SOURCE MATERIAL:
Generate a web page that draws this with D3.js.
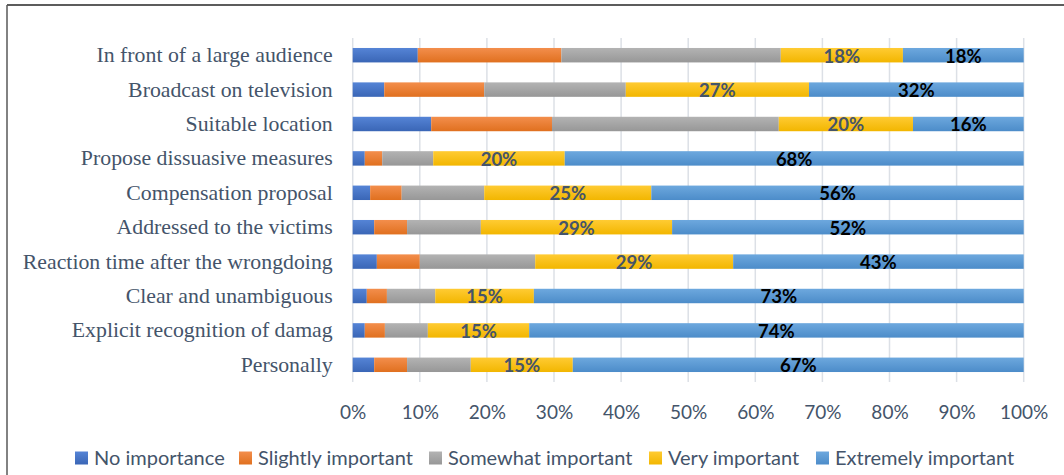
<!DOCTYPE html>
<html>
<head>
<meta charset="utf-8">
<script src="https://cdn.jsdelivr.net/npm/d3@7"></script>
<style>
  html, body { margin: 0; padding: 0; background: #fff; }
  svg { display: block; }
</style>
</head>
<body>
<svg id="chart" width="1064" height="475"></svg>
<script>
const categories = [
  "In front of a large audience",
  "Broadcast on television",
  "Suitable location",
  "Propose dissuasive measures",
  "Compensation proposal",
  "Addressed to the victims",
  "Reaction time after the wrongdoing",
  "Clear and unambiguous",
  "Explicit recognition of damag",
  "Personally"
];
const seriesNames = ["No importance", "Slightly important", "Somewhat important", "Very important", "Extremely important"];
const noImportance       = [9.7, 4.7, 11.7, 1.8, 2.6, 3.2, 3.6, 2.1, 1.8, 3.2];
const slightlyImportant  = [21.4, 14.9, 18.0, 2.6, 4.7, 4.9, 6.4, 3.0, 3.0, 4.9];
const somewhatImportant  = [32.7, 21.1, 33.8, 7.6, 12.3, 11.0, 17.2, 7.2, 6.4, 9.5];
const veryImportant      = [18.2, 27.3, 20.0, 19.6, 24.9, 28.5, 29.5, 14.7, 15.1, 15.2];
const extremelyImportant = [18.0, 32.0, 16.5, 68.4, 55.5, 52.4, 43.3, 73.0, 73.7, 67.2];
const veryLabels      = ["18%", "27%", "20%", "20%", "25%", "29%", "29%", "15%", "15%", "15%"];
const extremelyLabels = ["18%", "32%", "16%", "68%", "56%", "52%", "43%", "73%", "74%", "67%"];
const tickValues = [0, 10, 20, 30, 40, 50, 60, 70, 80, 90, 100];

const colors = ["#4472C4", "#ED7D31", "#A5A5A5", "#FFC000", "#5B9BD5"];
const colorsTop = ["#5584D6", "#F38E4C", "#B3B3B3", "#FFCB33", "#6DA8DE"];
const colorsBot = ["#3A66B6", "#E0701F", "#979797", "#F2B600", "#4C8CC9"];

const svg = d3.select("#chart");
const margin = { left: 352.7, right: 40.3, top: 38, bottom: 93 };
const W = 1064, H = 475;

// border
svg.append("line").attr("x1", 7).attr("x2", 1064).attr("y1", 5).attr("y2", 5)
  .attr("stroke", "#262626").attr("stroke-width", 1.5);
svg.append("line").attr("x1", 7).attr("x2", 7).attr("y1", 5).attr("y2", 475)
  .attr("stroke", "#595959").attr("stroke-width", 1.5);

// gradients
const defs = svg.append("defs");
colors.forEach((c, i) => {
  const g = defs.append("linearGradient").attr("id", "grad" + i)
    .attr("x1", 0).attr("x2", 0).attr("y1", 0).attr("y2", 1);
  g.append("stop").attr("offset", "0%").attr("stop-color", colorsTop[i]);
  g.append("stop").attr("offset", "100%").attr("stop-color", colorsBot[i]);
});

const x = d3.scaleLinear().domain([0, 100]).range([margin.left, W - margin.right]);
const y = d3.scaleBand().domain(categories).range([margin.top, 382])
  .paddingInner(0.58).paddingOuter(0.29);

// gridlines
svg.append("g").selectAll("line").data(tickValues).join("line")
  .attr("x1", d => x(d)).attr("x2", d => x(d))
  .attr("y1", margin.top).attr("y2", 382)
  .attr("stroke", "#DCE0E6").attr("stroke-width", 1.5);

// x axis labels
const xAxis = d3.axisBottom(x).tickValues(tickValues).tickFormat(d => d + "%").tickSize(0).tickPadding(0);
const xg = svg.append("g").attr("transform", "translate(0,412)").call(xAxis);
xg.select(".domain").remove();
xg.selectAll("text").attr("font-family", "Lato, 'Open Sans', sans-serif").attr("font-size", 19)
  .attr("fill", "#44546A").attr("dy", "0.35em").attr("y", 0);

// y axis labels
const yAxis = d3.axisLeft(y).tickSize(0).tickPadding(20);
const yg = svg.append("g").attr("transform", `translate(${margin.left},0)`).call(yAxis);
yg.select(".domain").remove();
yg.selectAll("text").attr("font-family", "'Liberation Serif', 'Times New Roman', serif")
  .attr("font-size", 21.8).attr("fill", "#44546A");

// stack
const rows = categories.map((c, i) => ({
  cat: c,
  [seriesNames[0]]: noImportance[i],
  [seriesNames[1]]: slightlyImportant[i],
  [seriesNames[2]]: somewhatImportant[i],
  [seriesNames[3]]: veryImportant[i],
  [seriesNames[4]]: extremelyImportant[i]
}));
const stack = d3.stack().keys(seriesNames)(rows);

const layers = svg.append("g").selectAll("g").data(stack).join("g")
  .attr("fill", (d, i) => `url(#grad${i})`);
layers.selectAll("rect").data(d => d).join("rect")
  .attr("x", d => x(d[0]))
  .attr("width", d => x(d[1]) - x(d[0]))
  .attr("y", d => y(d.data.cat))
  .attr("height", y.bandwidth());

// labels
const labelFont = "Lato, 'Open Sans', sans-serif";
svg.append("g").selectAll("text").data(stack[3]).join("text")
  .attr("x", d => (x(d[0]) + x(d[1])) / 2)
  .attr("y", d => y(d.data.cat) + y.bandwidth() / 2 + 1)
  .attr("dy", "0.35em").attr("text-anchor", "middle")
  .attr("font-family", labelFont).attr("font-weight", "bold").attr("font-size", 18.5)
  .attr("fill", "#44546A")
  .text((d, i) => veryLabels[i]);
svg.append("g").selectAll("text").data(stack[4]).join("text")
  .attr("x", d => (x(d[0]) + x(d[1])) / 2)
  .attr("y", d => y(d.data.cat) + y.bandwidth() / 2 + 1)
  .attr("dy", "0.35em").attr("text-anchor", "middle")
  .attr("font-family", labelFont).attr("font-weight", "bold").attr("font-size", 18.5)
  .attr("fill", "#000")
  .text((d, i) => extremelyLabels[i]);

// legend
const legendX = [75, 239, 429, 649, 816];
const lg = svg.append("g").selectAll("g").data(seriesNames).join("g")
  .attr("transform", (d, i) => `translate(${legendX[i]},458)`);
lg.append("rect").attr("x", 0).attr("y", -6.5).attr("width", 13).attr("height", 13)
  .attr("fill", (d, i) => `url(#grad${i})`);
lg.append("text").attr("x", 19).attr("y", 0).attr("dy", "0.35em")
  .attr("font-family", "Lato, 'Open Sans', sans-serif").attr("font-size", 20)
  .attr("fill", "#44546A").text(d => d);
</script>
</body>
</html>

GIVEN TASK:
Images should not appear in the copy; retype the listing above exactly.

TASK RESPONSE:
Generate a web page that draws this with D3.js.
<!DOCTYPE html>
<html>
<head>
<meta charset="utf-8">
<script src="https://cdn.jsdelivr.net/npm/d3@7"></script>
<style>
  html, body { margin: 0; padding: 0; background: #fff; }
  svg { display: block; }
</style>
</head>
<body>
<svg id="chart" width="1064" height="475"></svg>
<script>
const categories = [
  "In front of a large audience",
  "Broadcast on television",
  "Suitable location",
  "Propose dissuasive measures",
  "Compensation proposal",
  "Addressed to the victims",
  "Reaction time after the wrongdoing",
  "Clear and unambiguous",
  "Explicit recognition of damag",
  "Personally"
];
const seriesNames = ["No importance", "Slightly important", "Somewhat important", "Very important", "Extremely important"];
const noImportance       = [9.7, 4.7, 11.7, 1.8, 2.6, 3.2, 3.6, 2.1, 1.8, 3.2];
const slightlyImportant  = [21.4, 14.9, 18.0, 2.6, 4.7, 4.9, 6.4, 3.0, 3.0, 4.9];
const somewhatImportant  = [32.7, 21.1, 33.8, 7.6, 12.3, 11.0, 17.2, 7.2, 6.4, 9.5];
const veryImportant      = [18.2, 27.3, 20.0, 19.6, 24.9, 28.5, 29.5, 14.7, 15.1, 15.2];
const extremelyImportant = [18.0, 32.0, 16.5, 68.4, 55.5, 52.4, 43.3, 73.0, 73.7, 67.2];
const veryLabels      = ["18%", "27%", "20%", "20%", "25%", "29%", "29%", "15%", "15%", "15%"];
const extremelyLabels = ["18%", "32%", "16%", "68%", "56%", "52%", "43%", "73%", "74%", "67%"];
const tickValues = [0, 10, 20, 30, 40, 50, 60, 70, 80, 90, 100];

const colors = ["#4472C4", "#ED7D31", "#A5A5A5", "#FFC000", "#5B9BD5"];
const colorsTop = ["#5584D6", "#F38E4C", "#B3B3B3", "#FFCB33", "#6DA8DE"];
const colorsBot = ["#3A66B6", "#E0701F", "#979797", "#F2B600", "#4C8CC9"];

const svg = d3.select("#chart");
const margin = { left: 352.7, right: 40.3, top: 38, bottom: 93 };
const W = 1064, H = 475;

// border
svg.append("line").attr("x1", 7).attr("x2", 1064).attr("y1", 5).attr("y2", 5)
  .attr("stroke", "#262626").attr("stroke-width", 1.5);
svg.append("line").attr("x1", 7).attr("x2", 7).attr("y1", 5).attr("y2", 475)
  .attr("stroke", "#595959").attr("stroke-width", 1.5);

// gradients
const defs = svg.append("defs");
colors.forEach((c, i) => {
  const g = defs.append("linearGradient").attr("id", "grad" + i)
    .attr("x1", 0).attr("x2", 0).attr("y1", 0).attr("y2", 1);
  g.append("stop").attr("offset", "0%").attr("stop-color", colorsTop[i]);
  g.append("stop").attr("offset", "100%").attr("stop-color", colorsBot[i]);
});

const x = d3.scaleLinear().domain([0, 100]).range([margin.left, W - margin.right]);
const y = d3.scaleBand().domain(categories).range([margin.top, 382])
  .paddingInner(0.58).paddingOuter(0.29);

// gridlines
svg.append("g").selectAll("line").data(tickValues).join("line")
  .attr("x1", d => x(d)).attr("x2", d => x(d))
  .attr("y1", margin.top).attr("y2", 382)
  .attr("stroke", "#DCE0E6").attr("stroke-width", 1.5);

// x axis labels
const xAxis = d3.axisBottom(x).tickValues(tickValues).tickFormat(d => d + "%").tickSize(0).tickPadding(0);
const xg = svg.append("g").attr("transform", "translate(0,412)").call(xAxis);
xg.select(".domain").remove();
xg.selectAll("text").attr("font-family", "Lato, 'Open Sans', sans-serif").attr("font-size", 19)
  .attr("fill", "#44546A").attr("dy", "0.35em").attr("y", 0);

// y axis labels
const yAxis = d3.axisLeft(y).tickSize(0).tickPadding(20);
const yg = svg.append("g").attr("transform", `translate(${margin.left},0)`).call(yAxis);
yg.select(".domain").remove();
yg.selectAll("text").attr("font-family", "'Liberation Serif', 'Times New Roman', serif")
  .attr("font-size", 21.8).attr("fill", "#44546A");

// stack
const rows = categories.map((c, i) => ({
  cat: c,
  [seriesNames[0]]: noImportance[i],
  [seriesNames[1]]: slightlyImportant[i],
  [seriesNames[2]]: somewhatImportant[i],
  [seriesNames[3]]: veryImportant[i],
  [seriesNames[4]]: extremelyImportant[i]
}));
const stack = d3.stack().keys(seriesNames)(rows);

const layers = svg.append("g").selectAll("g").data(stack).join("g")
  .attr("fill", (d, i) => `url(#grad${i})`);
layers.selectAll("rect").data(d => d).join("rect")
  .attr("x", d => x(d[0]))
  .attr("width", d => x(d[1]) - x(d[0]))
  .attr("y", d => y(d.data.cat))
  .attr("height", y.bandwidth());

// labels
const labelFont = "Lato, 'Open Sans', sans-serif";
svg.append("g").selectAll("text").data(stack[3]).join("text")
  .attr("x", d => (x(d[0]) + x(d[1])) / 2)
  .attr("y", d => y(d.data.cat) + y.bandwidth() / 2 + 1)
  .attr("dy", "0.35em").attr("text-anchor", "middle")
  .attr("font-family", labelFont).attr("font-weight", "bold").attr("font-size", 18.5)
  .attr("fill", "#44546A")
  .text((d, i) => veryLabels[i]);
svg.append("g").selectAll("text").data(stack[4]).join("text")
  .attr("x", d => (x(d[0]) + x(d[1])) / 2)
  .attr("y", d => y(d.data.cat) + y.bandwidth() / 2 + 1)
  .attr("dy", "0.35em").attr("text-anchor", "middle")
  .attr("font-family", labelFont).attr("font-weight", "bold").attr("font-size", 18.5)
  .attr("fill", "#000")
  .text((d, i) => extremelyLabels[i]);

// legend
const legendX = [75, 239, 429, 649, 816];
const lg = svg.append("g").selectAll("g").data(seriesNames).join("g")
  .attr("transform", (d, i) => `translate(${legendX[i]},458)`);
lg.append("rect").attr("x", 0).attr("y", -6.5).attr("width", 13).attr("height", 13)
  .attr("fill", (d, i) => `url(#grad${i})`);
lg.append("text").attr("x", 19).attr("y", 0).attr("dy", "0.35em")
  .attr("font-family", "Lato, 'Open Sans', sans-serif").attr("font-size", 20)
  .attr("fill", "#44546A").text(d => d);
</script>
</body>
</html>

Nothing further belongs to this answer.